The Book of Common Prayer

The Book of Common Prayer
The Book of Common Prayer

The Book of Common Prayer contains the liturgy and main theological articles of the Anglican (Episcopal) Church. Still in use today, it has a long history dating back to the Reformation and Elizabeth I.

The Church of England was established under Henry VIII in 1534. Breaking from the Roman Catholic church and influenced by the Reformation, the church still maintained a liturgy that was quite similar to the Catholic Mass. While Henry VIII was not in favor of Protestantism, the succession of his son, Edward VI, to the throne resulted in a decidedly Protestant tilt for England under Archbishop Thomas Cranmer.

During Edward’s short reign, at Parliament’s request, Cranmer wrote a communion liturgy in English (rather than in the traditional Latin). In 1549, he completed a prayer book called The Bishops Book, which was used until Edward’s death. Cranmer drafted a statement of faith in 42 articles (sections) in 1551, but this was never officially approved.

A moderate revision was made in 1552 and used until the accession of his half sister Mary I in 1553. Mary, a staunch Roman Catholic, turned England back toward Catholicism (though without complete success), and Cranmer was burned at the stake in 1556.

In 1558, Mary died and her half sister Elizabeth I came to the throne. Elizabeth was determined to have religious peace in England, and so she sought a way for those with both Protestant and Catholic leanings to be together in one national church.

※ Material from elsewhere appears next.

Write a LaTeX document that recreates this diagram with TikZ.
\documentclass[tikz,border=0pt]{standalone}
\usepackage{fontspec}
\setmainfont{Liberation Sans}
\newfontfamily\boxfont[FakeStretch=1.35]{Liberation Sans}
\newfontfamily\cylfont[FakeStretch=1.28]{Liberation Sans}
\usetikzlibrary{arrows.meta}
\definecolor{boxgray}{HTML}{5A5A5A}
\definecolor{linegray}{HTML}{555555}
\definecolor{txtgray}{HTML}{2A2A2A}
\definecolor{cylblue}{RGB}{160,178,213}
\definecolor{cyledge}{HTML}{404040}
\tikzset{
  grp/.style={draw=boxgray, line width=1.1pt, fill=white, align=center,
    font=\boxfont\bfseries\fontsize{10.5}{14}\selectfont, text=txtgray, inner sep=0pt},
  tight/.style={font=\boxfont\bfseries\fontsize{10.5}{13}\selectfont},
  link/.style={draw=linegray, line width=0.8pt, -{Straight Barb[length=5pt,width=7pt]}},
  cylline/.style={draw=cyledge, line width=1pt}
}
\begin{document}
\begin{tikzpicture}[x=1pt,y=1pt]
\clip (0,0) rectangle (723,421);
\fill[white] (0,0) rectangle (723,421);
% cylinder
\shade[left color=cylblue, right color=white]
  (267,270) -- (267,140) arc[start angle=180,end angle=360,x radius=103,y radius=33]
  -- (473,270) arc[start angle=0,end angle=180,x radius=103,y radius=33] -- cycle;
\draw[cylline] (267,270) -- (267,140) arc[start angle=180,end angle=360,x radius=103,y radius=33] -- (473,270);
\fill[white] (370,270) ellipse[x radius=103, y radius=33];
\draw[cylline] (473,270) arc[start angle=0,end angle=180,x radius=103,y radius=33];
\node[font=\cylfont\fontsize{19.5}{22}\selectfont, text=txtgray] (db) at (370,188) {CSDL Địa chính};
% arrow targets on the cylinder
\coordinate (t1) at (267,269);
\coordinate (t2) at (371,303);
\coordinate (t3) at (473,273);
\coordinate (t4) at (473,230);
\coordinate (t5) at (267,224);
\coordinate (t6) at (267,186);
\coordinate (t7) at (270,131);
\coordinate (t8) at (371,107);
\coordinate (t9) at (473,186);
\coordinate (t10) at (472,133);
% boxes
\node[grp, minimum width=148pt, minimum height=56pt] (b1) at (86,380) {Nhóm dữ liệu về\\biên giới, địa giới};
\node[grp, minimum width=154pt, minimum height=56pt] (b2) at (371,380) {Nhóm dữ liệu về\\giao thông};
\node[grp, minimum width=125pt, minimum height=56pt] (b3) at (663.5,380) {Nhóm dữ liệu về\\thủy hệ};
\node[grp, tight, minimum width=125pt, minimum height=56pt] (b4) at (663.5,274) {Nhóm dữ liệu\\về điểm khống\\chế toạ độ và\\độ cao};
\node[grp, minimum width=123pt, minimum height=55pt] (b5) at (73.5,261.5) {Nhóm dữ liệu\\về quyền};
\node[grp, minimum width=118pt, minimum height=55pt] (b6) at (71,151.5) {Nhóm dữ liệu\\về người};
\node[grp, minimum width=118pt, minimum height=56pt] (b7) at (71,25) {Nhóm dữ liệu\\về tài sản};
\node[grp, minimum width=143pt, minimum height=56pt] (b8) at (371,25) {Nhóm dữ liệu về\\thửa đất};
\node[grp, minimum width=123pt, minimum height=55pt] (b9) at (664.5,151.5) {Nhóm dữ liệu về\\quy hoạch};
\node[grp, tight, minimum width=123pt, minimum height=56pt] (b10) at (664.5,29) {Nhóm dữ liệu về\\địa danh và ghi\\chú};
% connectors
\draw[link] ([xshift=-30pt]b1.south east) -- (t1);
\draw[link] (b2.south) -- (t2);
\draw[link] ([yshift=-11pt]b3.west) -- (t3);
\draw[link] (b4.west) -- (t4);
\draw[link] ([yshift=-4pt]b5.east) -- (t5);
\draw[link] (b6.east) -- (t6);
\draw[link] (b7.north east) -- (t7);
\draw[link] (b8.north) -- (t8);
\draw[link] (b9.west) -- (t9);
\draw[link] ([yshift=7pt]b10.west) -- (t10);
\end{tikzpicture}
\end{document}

Saying she had “no desire to make windows into men’s souls,” Elizabeth nonetheless desired to bring outward observance into uniformity, without binding people’s consciences unnecessarily. From this effort comes the expression “window-dressing.”

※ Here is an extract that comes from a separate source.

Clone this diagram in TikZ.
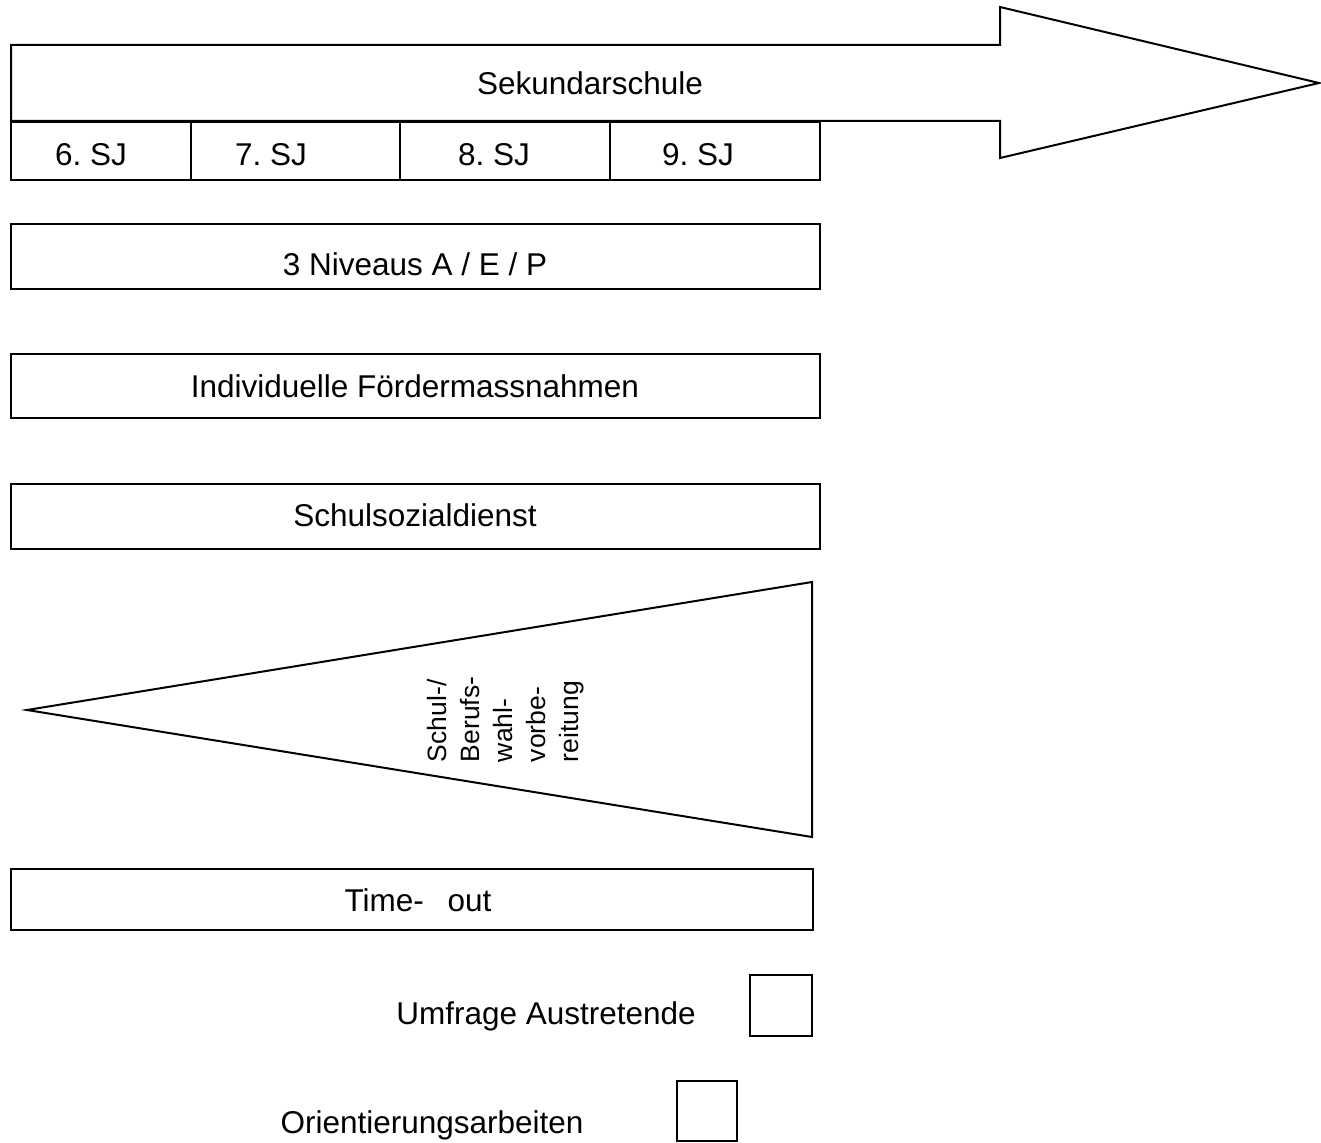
\documentclass[tikz,border=0pt]{standalone}
\usepackage{fontspec}
\setmainfont{Liberation Sans}
\begin{document}
\frenchspacing
\begin{tikzpicture}[x=1pt,y=-1pt,line width=2pt,line join=miter,
  lbl/.style={inner sep=0pt,anchor=base,font=\fontsize{31.5}{38}\selectfont},
  vlbl/.style={inner sep=0pt,anchor=base west,rotate=90,font=\fontsize{26.5}{32}\selectfont},
  boxframe/.style={draw=black,line width=2pt}]
\useasboundingbox (0,0) rectangle (1321,1142);
% big arrow
\draw[boxframe] (11,45) -- (1000,45) -- (1000,7) -- (1319,83) -- (1000,158) -- (1000,121) -- (11,121) -- cycle;
\node[lbl] (sek) at (590,95) {Sekundarschule};
% school years row
\draw[boxframe] (11,122) rectangle (820,180);
\draw[line width=3pt] (11,122) -- (820,122);
\draw[boxframe] (191,122) -- (191,180);
\draw[boxframe] (400,122) -- (400,180);
\draw[boxframe] (610,122) -- (610,180);
\node[lbl] (sj6) at (91,166) {6. SJ};
\node[lbl] (sj7) at (271,166) {7. SJ};
\node[lbl] (sj8) at (494,166) {8. SJ};
\node[lbl] (sj9) at (698,166) {9. SJ};
% bars
\draw[boxframe] (11,224) rectangle (820,289);
\node[lbl] (niv) at (415,275) {3 Niveaus A / E / P};
\draw[boxframe] (11,354) rectangle (820,418);
\node[lbl] (ind) at (415,397) {Individuelle Fördermassnahmen};
\draw[boxframe] (11,484) rectangle (820,549);
\node[lbl] (ssd) at (415,526) {Schulsozialdienst};
% triangle
\draw[boxframe] (27,710) -- (812,582) -- (812,837) -- cycle;
\node[vlbl] (v1) at (446,763) {Schul-/};
\node[vlbl] (v2) at (479,763) {Berufs-};
\node[vlbl] (v3) at (512,763) {wahl-};
\node[vlbl] (v4) at (545,763) {vorbe-};
\node[vlbl] (v5) at (578,763) {reitung};
% time-out
\draw[boxframe] (11,869) rectangle (813,930);
\node[lbl] (to) at (418,911) {Time-\hspace{0.75em}out};
% small boxes
\node[lbl] (umf) at (546,1024) {Umfrage Austretende};
\draw[boxframe] (750,975) rectangle (812,1036);
\node[lbl] (ori) at (432,1133) {Orientierungsarbeiten};
\draw[boxframe] (677,1081) rectangle (737,1141);
\end{tikzpicture}
\end{document}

In 1559, the issue came before Parliament. Most of the House of Commons was Protestant-leaning, and in the House of Lords (which included the church bishops), the small number of Catholic-leaning bishops were unable to sway the other lords toward retaining much in the way of Catholic practice.

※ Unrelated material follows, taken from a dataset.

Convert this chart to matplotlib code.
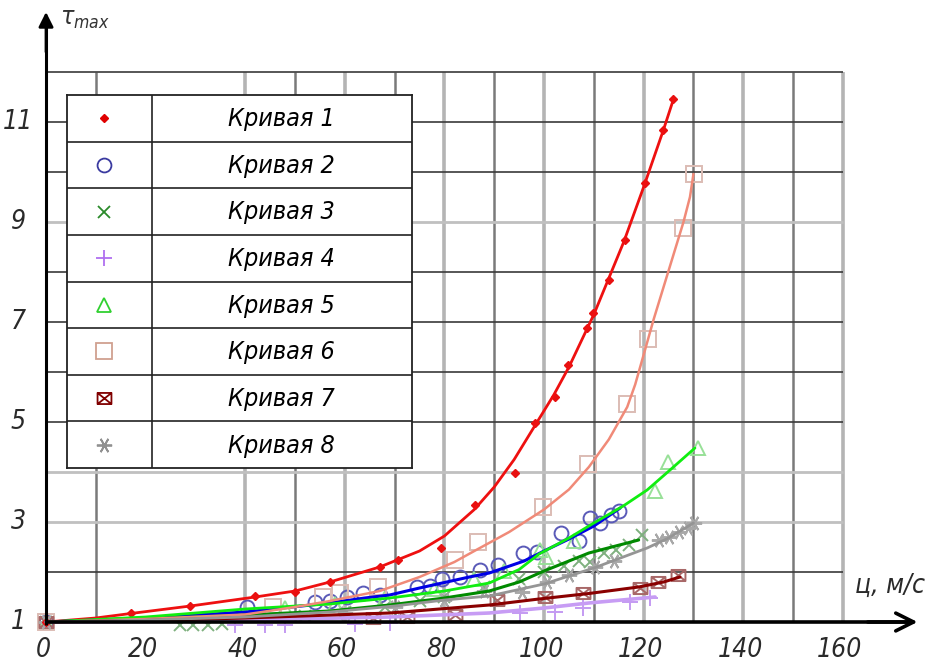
import matplotlib
matplotlib.use("Agg")
import matplotlib.pyplot as plt
from matplotlib.path import Path

plt.rcParams['font.family'] = ['DejaVu Sans']
plt.rcParams['font.stretch'] = 'condensed'

# ---------------- data ----------------
labels = ["Кривая 1", "Кривая 2", "Кривая 3", "Кривая 4",
          "Кривая 5", "Кривая 6", "Кривая 7", "Кривая 8"]

x_ticks = [0, 20, 40, 60, 80, 100, 120, 140, 160]
y_ticks = [1, 3, 5, 7, 9, 11]

# measured points
c1_x = [0, 17, 29, 42, 50, 57, 67, 70.7, 79.3, 86.1, 94.2, 98.2, 102.2, 104.8, 108.6, 109.8, 113, 116.3, 120.3, 123.9, 125.9]
c1_y = [1, 1.18, 1.32, 1.52, 1.6, 1.8, 2.1, 2.24, 2.48, 3.34, 3.98, 4.98, 5.5, 6.14, 6.88, 7.18, 7.84, 8.64, 9.78, 10.84, 11.46]
c2_x = [0, 40.4, 54, 57, 60.4, 63.7, 67, 74.5, 77, 79.5, 83.1, 87.1, 90.8, 95.8, 98.6, 103.4, 107, 109.2, 111.2, 113.5, 115]
c2_y = [1, 1.3, 1.4, 1.42, 1.5, 1.58, 1.54, 1.7, 1.72, 1.86, 1.9, 2.04, 2.14, 2.38, 2.4, 2.78, 2.62, 3.08, 2.98, 3.14, 3.22]
c3_x = [0, 27, 29.5, 32.5, 35.3, 52, 60, 68, 75, 80, 88, 95, 100, 104, 107, 109.2, 112, 114.5, 117, 119.7]
c3_y = [1, 0.94, 0.94, 0.95, 0.96, 1.12, 1.2, 1.3, 1.42, 1.5, 1.7, 1.86, 2.0, 2.12, 2.22, 2.2, 2.38, 2.45, 2.55, 2.74]
c4_x = [0, 38, 44, 48, 62, 69, 95.2, 102.2, 107.8, 117.3, 121.3]
c4_y = [1, 0.94, 0.94, 0.94, 0.96, 0.98, 1.18, 1.2, 1.28, 1.4, 1.48]
c5_x = [0, 48, 58, 68, 78, 86, 92, 99.2, 100.4, 106, 122.3, 124.9, 131]
c5_y = [1, 1.28, 1.36, 1.48, 1.66, 1.86, 2.02, 2.44, 2.3, 2.62, 3.62, 4.2, 4.48]
c6_x = [0, 45.6, 55.6, 59, 66.7, 82.1, 86.7, 99.8, 108.8, 116.7, 120.9, 127.9, 130.1]
c6_y = [1, 1.3, 1.5, 1.58, 1.7, 2.24, 2.6, 3.3, 4.16, 5.36, 6.66, 8.88, 9.96]
c7_x = [0, 65.7, 72.5, 82.1, 90.6, 100.2, 107.8, 119.3, 122.9, 126.9]
c7_y = [1, 1.08, 1.1, 1.14, 1.44, 1.5, 1.58, 1.68, 1.8, 1.94]
c8_x = [0, 60, 70, 80, 88, 95.6, 100.6, 105, 110.2, 114, 123, 125, 127, 129, 130.1]
c8_y = [1, 1.18, 1.3, 1.45, 1.62, 1.6, 1.8, 1.95, 2.1, 2.22, 2.64, 2.7, 2.8, 2.88, 2.98]

# fitted curves
f1_x = [0, 10, 17, 29, 42, 50, 57, 67, 75, 80, 86, 90, 94, 98, 102, 105, 110, 116, 120, 124, 126]
f1_y = [1, 1.08, 1.17, 1.32, 1.5, 1.62, 1.8, 2.1, 2.42, 2.72, 3.25, 3.7, 4.25, 4.9, 5.55, 6.1, 7.15, 8.6, 9.7, 10.85, 11.46]
f2_x = [0, 20, 40, 57, 64, 69, 75, 85, 89, 96, 100, 105, 110, 115.3]
f2_y = [1, 1.08, 1.2, 1.38, 1.48, 1.54, 1.68, 1.9, 1.98, 2.22, 2.42, 2.66, 2.92, 3.28]
f3_x = [0, 20, 40, 57, 69, 80, 89, 95, 100, 109, 119]
f3_y = [1, 1.06, 1.14, 1.22, 1.34, 1.48, 1.62, 1.8, 2.02, 2.38, 2.64]
f4_x = [0, 20, 40, 69, 89, 100, 109, 122.3]
f4_y = [1, 1.01, 1.04, 1.1, 1.18, 1.28, 1.38, 1.5]
f5_x = [0, 20, 40, 57, 69, 80, 89, 95, 99, 105, 110, 115.9, 120.7, 125.3, 130.3]
f5_y = [1, 1.1, 1.26, 1.36, 1.48, 1.62, 1.78, 2.05, 2.36, 2.68, 2.98, 3.32, 3.64, 4.04, 4.48]
f6_x = [0, 20, 40, 50, 57, 67, 75, 82, 86, 93, 100, 105, 109, 113, 116.7, 118.3, 120.3, 122, 124, 126, 128, 129.3, 130]
f6_y = [1, 1.06, 1.15, 1.3, 1.42, 1.62, 1.9, 2.2, 2.42, 2.8, 3.25, 3.65, 4.1, 4.65, 5.3, 5.75, 6.45, 7.05, 7.7, 8.35, 9.0, 9.5, 9.96]
f7_x = [0, 20, 40, 69, 89, 99, 109, 119, 124, 127.3]
f7_y = [1, 1.03, 1.08, 1.18, 1.34, 1.46, 1.57, 1.7, 1.8, 1.9]
f8_x = [0, 20, 40, 57, 70, 80, 89, 100, 110, 120.7, 125, 130]
f8_y = [1, 1.04, 1.1, 1.2, 1.32, 1.44, 1.52, 1.76, 2.08, 2.48, 2.68, 2.98]

# ---------------- styles ----------------
boxed_x = Path([(-1, -0.8), (1, -0.8), (1, 0.8), (-1, 0.8), (-1, -0.8),
                (-1, -0.8), (1, 0.8), (1, -0.8), (-1, 0.8)],
               [Path.MOVETO, Path.LINETO, Path.LINETO, Path.LINETO, Path.CLOSEPOLY,
                Path.MOVETO, Path.LINETO, Path.MOVETO, Path.LINETO])

series = [
    # points, curve, marker, size, marker colour (plot), marker colour (legend), line colour, line width
    (c1_x, c1_y, f1_x, f1_y, 'D', 4, '#e81010', '#e00000', '#ee1010', 2.0),
    (c2_x, c2_y, f2_x, f2_y, 'o', 10, '#5a5ab8', '#3a3aa0', '#0000e6', 2.2),
    (c3_x, c3_y, f3_x, f3_y, 'x', 9, '#7fb07f', '#2a8a2a', '#008a00', 2.2),
    (c4_x, c4_y, f4_x, f4_y, '+', 11, '#c49af2', '#b070f0', '#c79cf4', 2.6),
    (c5_x, c5_y, f5_x, f5_y, '^', 10, '#98e098', '#30d030', '#10ee10', 2.0),
    (c6_x, c6_y, f6_x, f6_y, 's', 11, '#dcbcb4', '#d0a090', '#f08a78', 1.8),
    (c7_x, c7_y, f7_x, f7_y, boxed_x, 10, '#a86868', '#800000', '#8a0000', 2.2),
    (c8_x, c8_y, f8_x, f8_y, (6, 2, 90), 11, '#a8a8a8', '#909090', '#959595', 2.0),
]

W, H = 935, 669
fig = plt.figure(figsize=(W / 100, H / 100), dpi=100)
ax = fig.add_axes([0, 0, 1, 1])
ax.set_xlim(-9.24, 178.5)
ax.set_ylim(0.06, 13.44)
ax.axis('off')

# ---------------- grid ----------------
dark_v = '#7a7a7a'
light_v = '#b4b4b4'
for gx in [10, 40, 50, 60, 70, 80, 90, 100, 110, 120, 130, 140, 150, 160]:
    if gx % 20 == 0:
        ax.vlines(gx, 1, 12, color=light_v, lw=2.6, zorder=1)
    else:
        ax.vlines(gx, 1, 12, color=dark_v, lw=1.8, zorder=1)
for gy in range(2, 13):
    if gy in (3, 4, 9):
        ax.hlines(gy, 0, 160, color='#c0c0c0', lw=2.0, zorder=1)
    else:
        ax.hlines(gy, 0, 160, color='#3a3a3a', lw=1.2, zorder=1)

# ---------------- axes with arrows ----------------
ax.plot([0, 0], [0.95, 13.0], color='black', lw=2.2, zorder=6, solid_capstyle='butt')
ax.plot([0, 173], [1, 1], color='black', lw=2.6, zorder=6, solid_capstyle='butt')
ax.annotate('', xy=(0, 13.2), xytext=(0, 12.4),
            arrowprops=dict(arrowstyle='-|>', lw=2, color='black', mutation_scale=22,
                            shrinkA=0, shrinkB=0), zorder=6)
ax.annotate('', xy=(175, 1), xytext=(165, 1),
            arrowprops=dict(arrowstyle='->', lw=2.6, color='black', mutation_scale=32,
                            shrinkA=0, shrinkB=0), zorder=6)

tick_font = dict(style='italic', fontsize=19, color='#2a2a2a', fontstretch='condensed')
for tx in x_ticks:
    ax.text(tx - 0.6, 0.44, str(tx), ha='center', va='center', **tick_font)
for ty in y_ticks:
    ax.text(-5.6, ty, str(ty), ha='center', va='center', **tick_font)

ax.text(7.8, 13.05, r'$\tau_{\mathit{max}}$', ha='center', va='center',
        fontsize=18, color='#333333')
ax.text(169.5, 1.72, 'ц, м/с', ha='center', va='center', style='italic',
        fontsize=19, color='#2a2a2a', fontstretch='condensed')

# ---------------- data ----------------
for px, py, fx, fy, mk, ms, mc, _, lc, lw in series:
    if mk == 'D':
        ax.plot(px, py, ls='none', marker=mk, ms=ms, color=mc, zorder=4)
    else:
        ax.plot(px, py, ls='none', marker=mk, ms=ms, mfc='none', mec=mc,
                mew=1.4, zorder=3)
    ax.plot(fx, fy, color=lc, lw=lw, zorder=4, solid_capstyle='round')

# ---------------- legend table ----------------
lg = fig.add_axes([67 / W, (H - 468) / H, 345 / W, 373 / H])
lg.set_xlim(0, 345)
lg.set_ylim(0, len(labels))
lg.set_facecolor('white')
for sp in lg.spines.values():
    sp.set_color('#222222')
    sp.set_linewidth(1.3)
lg.set_xticks([])
lg.set_yticks([])
lg.set_zorder(10)
lg.axvline(85, color='#222222', lw=1.2)
for k in range(1, len(labels)):
    lg.axhline(k, color='#222222', lw=1.2)
for i, (lab, s) in enumerate(zip(labels, series)):
    yc = len(labels) - i - 0.5
    mk, ms, lcol = s[4], s[5], s[7]
    if mk == 'D':
        lg.plot([37], [yc], marker=mk, ms=ms, color=lcol, ls='none')
    else:
        lg.plot([37], [yc], marker=mk, ms=ms, mfc='none', mec=lcol, mew=1.3, ls='none')
    lg.text(214, yc - 0.02, lab, ha='center', va='center', style='italic',
            fontsize=18, color='black', fontstretch='condensed')

fig.savefig('out.png', dpi=100)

Parliament requested a new liturgical book that would be a revision of the 1549 and 1551 editions, and work began on the project. Later that year, the first edition of the Book of Common Prayer was approved by Parliament and Elizabeth.

In 1562, discussion regarding the theological articles of faith concluded with the approval by Elizabeth of the 39 Articles. These were based on Cranmer’s original 42 articles with several articles condemning Anabaptism removed.

The 39 Articles were not formally added to the Book of Common Prayer until the edition of 1604. In 1662, after the restoration of the monarchy, a new version was produced that contained modest revisions, making it more accessible to the Puritans.

The 1559 edition contained 21 chapters. Beginning with the Act of Uniformity passed by Parliament, it contains several chapters that gave the order of Bible readings, including psalms and lessons for morning and evening prayers.

Most important were the liturgy for the Sunday church service, including chapters on the litany, collects (prayers), and the Holy Communion ceremony. Finally, there were chapters for the order of baptism, marriage, burial, and other short liturgies.

In 1928, a substantial revision of the Book of Common Prayer failed to pass Parliament. While some of that revision was approved as an alternate form in the 1960s, the 1662 version remains the official version for the Anglican Church of England.

Other Anglican and Episcopal Churches have approved their own versions of the Book of Common Prayer. The composition has widespread influence on Christians today, especially among those desiring structure and tradition in their prayer.